In honor of joining a new gym, the Evanston Athletic Club, here are thirteen thoughts about the body and being in it.
1. Stress is a fact of life. It is dangerous, because it causes the body to secrete chemicals that are harmful to it, but that are helpful in the fight/flight response. This is necessary for survival; however, too much of it can create harm long term.
2. One of the ways to combat stress is to make an effort to get into the body. If you are great at this, you probably don’t need to read the rest of my post. But if you, like me, sorta suck at it, then read on.
3. Yoga is one of the ways I’ve found that helps me get into my body. I don’t have to “do” anything actively, which is counter-intuitive for an intense person like me, but as I follow the instructions of the teacher (in a group class), I find that I can unhook my mind’s chatter and just do the poses.

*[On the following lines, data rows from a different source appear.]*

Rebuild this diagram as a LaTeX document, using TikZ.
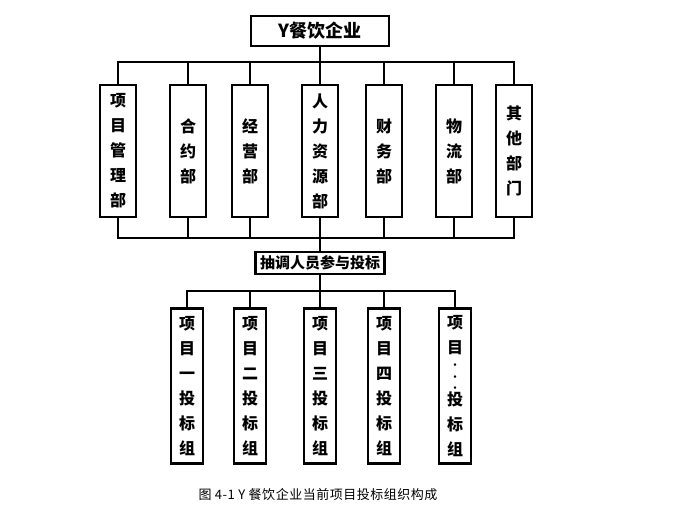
\documentclass[tikz,border=0pt]{standalone}
\usepackage{fontspec}
\newfontfamily\cjk{Noto Sans CJK SC}
\newfontfamily\cjkcap{Noto Sans CJK SC}[LetterSpace=4]
\tikzset{
  conn/.style={draw=black, line width=2.8pt},
  box/.style={draw=black, line width=2.8pt, fill=white, inner sep=0pt, align=center,
    font=\cjk\bfseries\fontsize{16}{25}\selectfont},
  deptbox/.style={box, minimum width=36pt, minimum height=132pt},
  teambox/.style={box, minimum width=32pt, minimum height=155pt}
}
\newcommand{\smalldot}{{\fontsize{9}{25}\selectfont ·}}
\begin{document}
\begin{tikzpicture}[x=1pt, y=-1pt]
      \useasboundingbox (0,0) rectangle (685,506);

      % Top
      \node[box, minimum width=138pt, minimum height=30pt, font=\cjk\bfseries\fontsize{18}{20}\selectfont] (corp) at (320,31) {Y餐饮企业};

      % Departments
      \node[deptbox] (d1) at (118,151) {项\\目\\管\\理\\部};
      \node[deptbox] (d2) at (188,151) {合\\约\\部};
      \node[deptbox] (d3) at (250,151) {经\\营\\部};
      \node[deptbox] (d4) at (320,151) {人\\力\\资\\源\\部};
      \node[deptbox] (d5) at (384,151) {财\\务\\部};
      \node[deptbox] (d6) at (454,151) {物\\流\\部};
      \node[deptbox] (d7) at (514,151) {其\\他\\部\\门};

      % Middle
      \node[box, minimum width=129pt, minimum height=22pt, font=\cjk\bfseries\fontsize{15}{17}\selectfont] (staff) at (320,263) {抽调人员参与投标};

      % Bidding teams
      \node[teambox] (g1) at (187,386) {项\\目\\一\\投\\标\\组};
      \node[teambox] (g2) at (250,386) {项\\目\\二\\投\\标\\组};
      \node[teambox] (g3) at (320,386) {项\\目\\三\\投\\标\\组};
      \node[teambox] (g4) at (384,386) {项\\目\\四\\投\\标\\组};
      \node[teambox] (g5) at (455,386) {项\\目\\[-10pt]\smalldot\\[-13pt]\smalldot\\[-14pt]\smalldot\\[-11pt]投\\标\\组};

      % Bus lines
      \coordinate (topbus) at (320,62);
      \coordinate (midbus) at (320,238);
      \coordinate (lowbus) at (320,291);

      \draw[conn] (corp.south) -- (topbus);
      \foreach \n in {d1,d2,d3,d4,d5,d6,d7}
        \draw[conn] (topbus) -| (\n.north);
      \foreach \n in {d1,d2,d3,d4,d5,d6,d7}
        \draw[conn] (\n.south) |- (midbus);
      \draw[conn] (midbus) -- (staff.north);
      \draw[conn] (staff.south) -- (lowbus);
      \foreach \n in {g1,g2,g3,g4,g5}
        \draw[conn] (lowbus) -| (\n.north);

      % Caption
      \node[font=\cjkcap\fontsize{13}{14}\selectfont] (caption) at (318,495) {图 4-1 Y 餐饮企业当前项目投标组织构成};

    \end{tikzpicture}
\end{document}
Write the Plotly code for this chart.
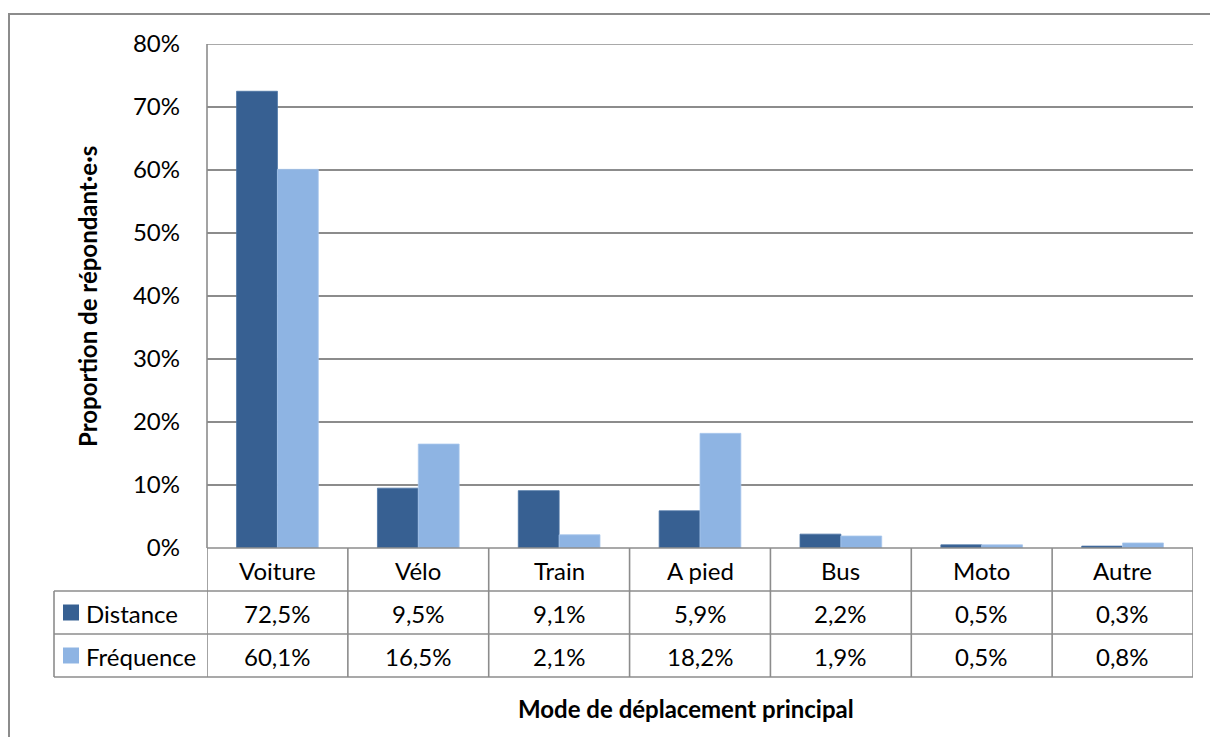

4. Being in the body isn’t spectacular, or earth-shaking. It’s quiet. At the end of yoga class, for example, I don’t leap up filled with an epiphany or anything (or, at least, haven’t YET), but I feel calmer and more centered.
5. There is a difference between Grounding and Centering. Grounding is merging your energy with that of the earth and the world around us, and is an act of connection. Centering is pulling our attention and energy back into the physical center, what the Chinese call the Dantian.
6. We have a lot we can learn from the Chinese and Indian philosophies of the body.
7. Massage is another great tool for stress management and physical health. In particular, related to stress, the muscles and connective tissue form something called adhesions in the fascia. If you imagine the fascia as a strip of stretchy fabric or canvas, it wraps around the muscles. It should move smoothly across the muscles and not get stuck. In the process of exercising or being stressed, collagen deposits act like glue between this fascia and the muscle fibers and literally adhere them together. This is what accounts for the crunchy feeling when you run your knuckles along the big muscle of your thigh. Breaking them up can be a tad unpleasant, but will help you feel a LOT better and looser.
8. Trigger points suck. But if you find a good massage therapist that knows trigger point therapy, keep them!! (The therapist, not the trigger point.)
9. Swimming is good food. I find that floating on my back, using my legs to kick gently and my arms to guide myself along the lanes, helps my neck to relax. It takes a while, like sometimes thirty or forty minutes, but it really helps with stress and pain associated with computer work.
10. Chinese Baoding balls help prevent, or manage, carpal tunnel syndrome and other tendonitis associated with typing too much and knitting too much. They’re tricky to explain, but I did find a You Tube that might help. (As I watched it, I thought, I could do a You Tube – the Noonychannel!)
11. I actually HAVE a Noony channel. Not much is on it, just a video about Chuck the Sheep (no, it’s not salacious in any way and yes, it really is about a sheep), and a poor attempt at my first movie… with a twist… (Yes, video quality is awful, but a) it was my phone, and b) I don’t know anything about video production.)
12. The Noony channel has nothing to do with managing stress. Or being in the body.
13. I begin to see my problem. Attention span much?